● **Data shown**:
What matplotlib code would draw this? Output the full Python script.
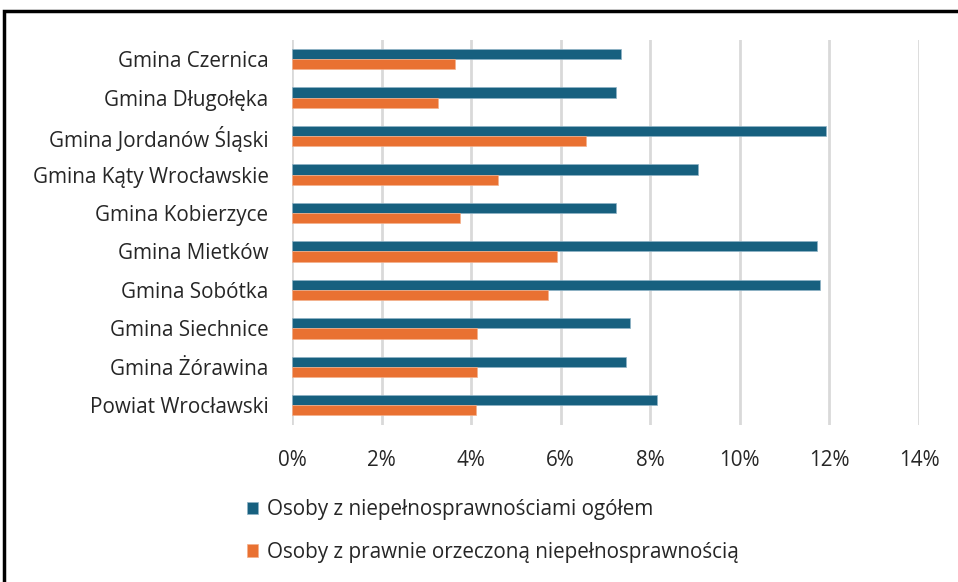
import numpy as np
import matplotlib.pyplot as plt
from matplotlib.patches import Rectangle
from matplotlib.ticker import PercentFormatter

plt.rcParams['font.family'] = ['Open Sans', 'DejaVu Sans']

categories = ['Gmina Czernica', 'Gmina Długołęka', 'Gmina Jordanów Śląski',
              'Gmina Kąty Wrocławskie', 'Gmina Kobierzyce', 'Gmina Mietków',
              'Gmina Sobótka', 'Gmina Siechnice', 'Gmina Żórawina',
              'Powiat Wrocławski']
ogolem = [7.34, 7.23, 11.93, 9.06, 7.23, 11.73, 11.78, 7.54, 7.46, 8.14]
orzeczona = [3.65, 3.25, 6.57, 4.60, 3.76, 5.91, 5.71, 4.14, 4.14, 4.11]
series_names = ['Osoby z niepełnosprawnościami ogółem',
                'Osoby z prawnie orzeczoną niepełnosprawnością']
xticks = [0, 2, 4, 6, 8, 10, 12, 14]

blue = '#17607f'
orange = '#e97132'
fs = 14.9

fig = plt.figure(figsize=(9.58, 5.82), dpi=100)
ax = fig.add_axes([292/958, 1 - 424.5/582, (919-292)/958, (424.5-40)/582])

y = np.arange(len(categories))
h = 0.265
ax.barh(y - h/2, ogolem, height=h, color=blue, edgecolor='#8fb3c6', linewidth=0.5,
        label=series_names[0], zorder=3)
ax.barh(y + h/2, orzeczona, height=h, color=orange, edgecolor='#f3b08c', linewidth=0.5,
        label=series_names[1], zorder=3)

ax.set_ylim(len(categories) - 0.5, -0.5)
ax.set_xlim(0, 14)
ax.set_xticks(xticks)
ax.xaxis.set_major_formatter(PercentFormatter(decimals=0))
ax.set_yticks(y)
ax.set_yticklabels(categories)
ax.tick_params(axis='both', length=0, labelsize=fs, colors='#262626')
ax.tick_params(axis='x', pad=18)
ax.tick_params(axis='y', pad=17)
for s in ax.spines.values():
    s.set_visible(False)
ax.grid(axis='x', color='#d9d9d9', linewidth=2, zorder=0)
ax.set_axisbelow(True)

handles, labels = ax.get_legend_handles_labels()
fig.legend(handles, labels, loc='center left', bbox_to_anchor=(228/958, 1 - 531/582),
           frameon=False, fontsize=fs, handlelength=0.55, handleheight=0.55,
           handletextpad=0.45, labelspacing=1.05, labelcolor='#262626')

# ramka wokół wykresu
fig.patches.append(Rectangle((4/958, -0.05), 1.1, 1 - 11/582 + 0.05,
                             transform=fig.transFigure, fill=False,
                             edgecolor='black', linewidth=2.5))

fig.savefig('out.png', dpi=100)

● **Required work**: Leave out the pictures. Transcribe only the lines above, from the first through the one that contains "ax = fig.add_axes([292/958, 1".

● **Correct response**:
What matplotlib code would draw this? Output the full Python script.
import numpy as np
import matplotlib.pyplot as plt
from matplotlib.patches import Rectangle
from matplotlib.ticker import PercentFormatter

plt.rcParams['font.family'] = ['Open Sans', 'DejaVu Sans']

categories = ['Gmina Czernica', 'Gmina Długołęka', 'Gmina Jordanów Śląski',
              'Gmina Kąty Wrocławskie', 'Gmina Kobierzyce', 'Gmina Mietków',
              'Gmina Sobótka', 'Gmina Siechnice', 'Gmina Żórawina',
              'Powiat Wrocławski']
ogolem = [7.34, 7.23, 11.93, 9.06, 7.23, 11.73, 11.78, 7.54, 7.46, 8.14]
orzeczona = [3.65, 3.25, 6.57, 4.60, 3.76, 5.91, 5.71, 4.14, 4.14, 4.11]
series_names = ['Osoby z niepełnosprawnościami ogółem',
                'Osoby z prawnie orzeczoną niepełnosprawnością']
xticks = [0, 2, 4, 6, 8, 10, 12, 14]

blue = '#17607f'
orange = '#e97132'
fs = 14.9

fig = plt.figure(figsize=(9.58, 5.82), dpi=100)
ax = fig.add_axes([292/958, 1 - 424.5/582, (919-292)/958, (424.5-40)/582])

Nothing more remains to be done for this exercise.